When I first started reading Marginal Revolution, I quickly noticed two terms Tyler uses that I didn’t understand. The first was “State-Capacity Libertarianism”, which it’s mostly what it says on the tin and is probably the best-available label for my politics. The second is “Straussian Reading”, which I found much more impenetrable because Tyler’s style is to just kind of drop in these terms with the assumption that his readers either know what they mean or will be curious enough to figure it out.
This except, which Kevin Lacker found and discussed is the best description of Straussian reading I’ve seen; this post is for myself, when I need a refresher, or so I can easily send to others. The excerpt is from Philosophy Between The Lines: The Lost History of Esoteric Writing:
Imagine you have received a letter in the mail from your beloved, from whom you have been separated for many long months. (An old-fashioned tale, where there are still beloveds—and letters.) You fear that her feelings toward you may have suffered some alteration. As you hold her letter in your unsteady hands, you are instantly in the place that makes one a good reader. You are responsive to her every word. You are exquisitely alive to every shade and nuance of what she has said—and not said.

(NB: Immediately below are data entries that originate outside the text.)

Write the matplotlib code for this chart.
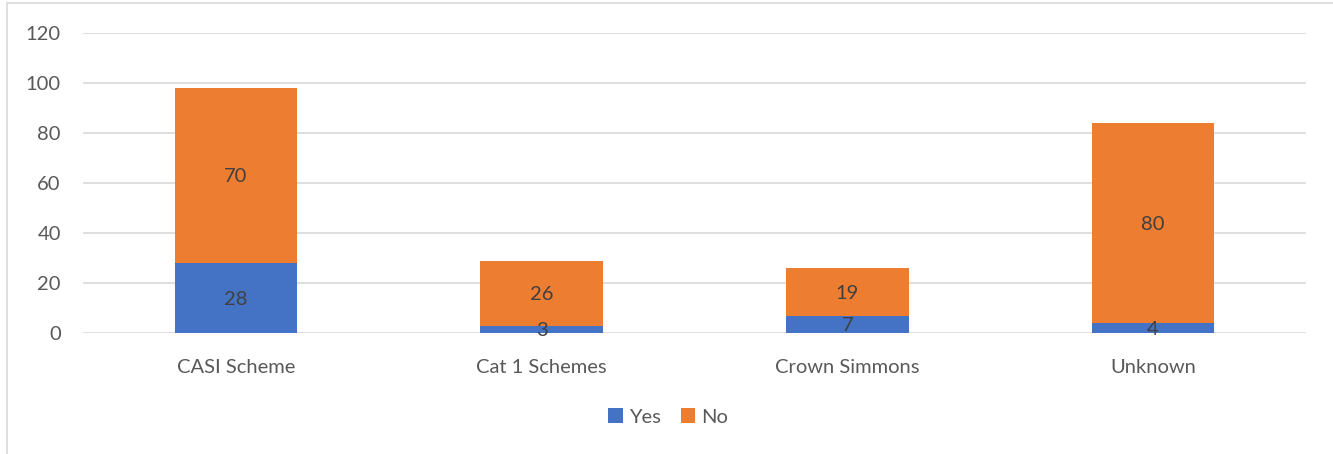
import numpy as np
import matplotlib.pyplot as plt
from matplotlib.patches import Rectangle

categories = ['CASI Scheme', 'Cat 1 Schemes', 'Crown Simmons', 'Unknown']
yes_vals = [28, 3, 7, 4]
no_vals = [70, 26, 19, 80]

blue = '#4472C4'
orange = '#ED7D31'
text_col = '#595959'

plt.rcParams['font.family'] = ['Lato', 'DejaVu Sans']

fig = plt.figure(figsize=(13.33, 4.54), dpi=100)
ax = fig.add_axes([83 / 1333, 1 - 333 / 454, (1306 - 83) / 1333, 300 / 454])

# outer chart frame (only left and top edges visible)
fig.patches.append(Rectangle((7.5 / 1333, -0.2), 1.2, 1 - 3.5 / 454 + 0.2,
                             transform=fig.transFigure, fill=False,
                             edgecolor='#D9D9D9', linewidth=1.2))

x = np.arange(len(categories))
w = 0.4
b1 = ax.bar(x, yes_vals, w, color=blue, label='Yes', zorder=3)
b2 = ax.bar(x, no_vals, w, bottom=yes_vals, color=orange, label='No', zorder=3)

for bars in (b1, b2):
    for r in bars:
        h = r.get_height()
        ax.text(r.get_x() + r.get_width() / 2, r.get_y() + h / 2, f'{h:g}',
                ha='center', va='center_baseline', fontsize=14.5,
                color='#404040', zorder=4)

ax.set_xlim(-0.5, len(categories) - 0.5)
ax.set_ylim(0, 120)
ax.set_yticks(range(0, 121, 20))
ax.set_xticks(x)
ax.set_xticklabels(categories)
ax.yaxis.grid(True, color='#D9D9D9', linewidth=1.2, zorder=0)
for s in ax.spines.values():
    s.set_visible(False)
ax.tick_params(axis='both', length=0, labelsize=14.5, labelcolor=text_col)
ax.tick_params(axis='x', pad=19)
ax.tick_params(axis='y', pad=16)

fig.legend(handles=[b1, b2], labels=['Yes', 'No'], loc='center',
           bbox_to_anchor=(668 / 1333, 1 - 417 / 454), ncol=2, frameon=False,
           fontsize=14.5, labelcolor=text_col, handlelength=0.7, handleheight=0.7,
           handletextpad=0.3, columnspacing=1.0)

fig.savefig('out.png', dpi=100)
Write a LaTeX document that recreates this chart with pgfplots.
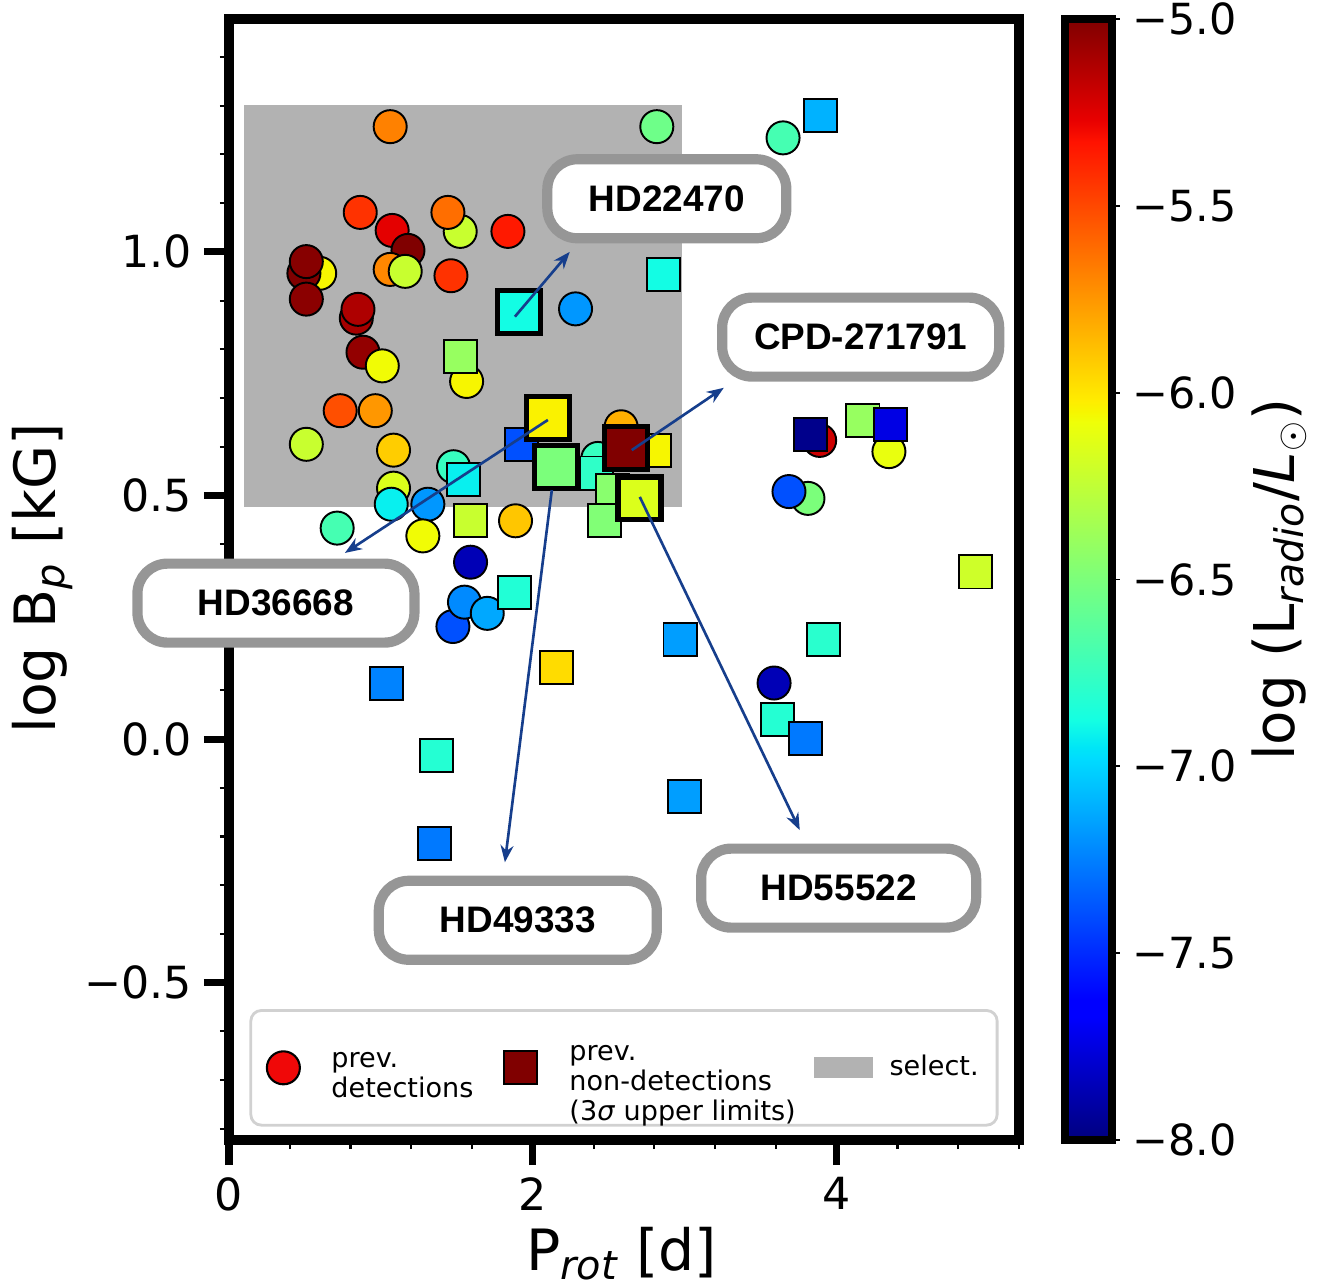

“Dearest John.” You know that she always uses “dearest” in letters to you, so the word here means nothing in particular; but her “with love” ending is the weakest of the three variations that she typically uses. The letter is quite cheerful, describing in detail all the things she has been doing. One of them reminds her of something the two of you once did together. “That was a lot of fun,” she exclaims. “Fun”—a resolutely friendly word, not a romantic one. You find yourself weighing every word in a relative scale: it represents not only itself but the negation of every other word that might have been used in its place. Somewhere buried in the middle of the letter, thrown in with an offhandedness that seems too studied, she briefly answers the question you asked her: yes, as it turns out, she has run into Bill Smith—your main rival for her affection. Then it’s back to chatty and cheerful descriptions until the end.
It is clear to you what the letter means. She is letting you down easy, preparing an eventual break. The message is partly in what she has said—the Bill Smith remark, and that lukewarm ending—but primarily in what she has not said. The letter is full of her activities, but not a word of her feelings. There is no moment of intimacy. It is engaging and cheerful but cold. And her cheerfulness is the coldest thing: how could she be so happy if she were missing you? Which points to the most crucial fact: she has said not one word about missing you. That silence fairly screams in your ear.
Like Kevin, I suspect know this is used all the time in contemporary professional contexts, so it’s useful to have an explicit example of a most implicit style.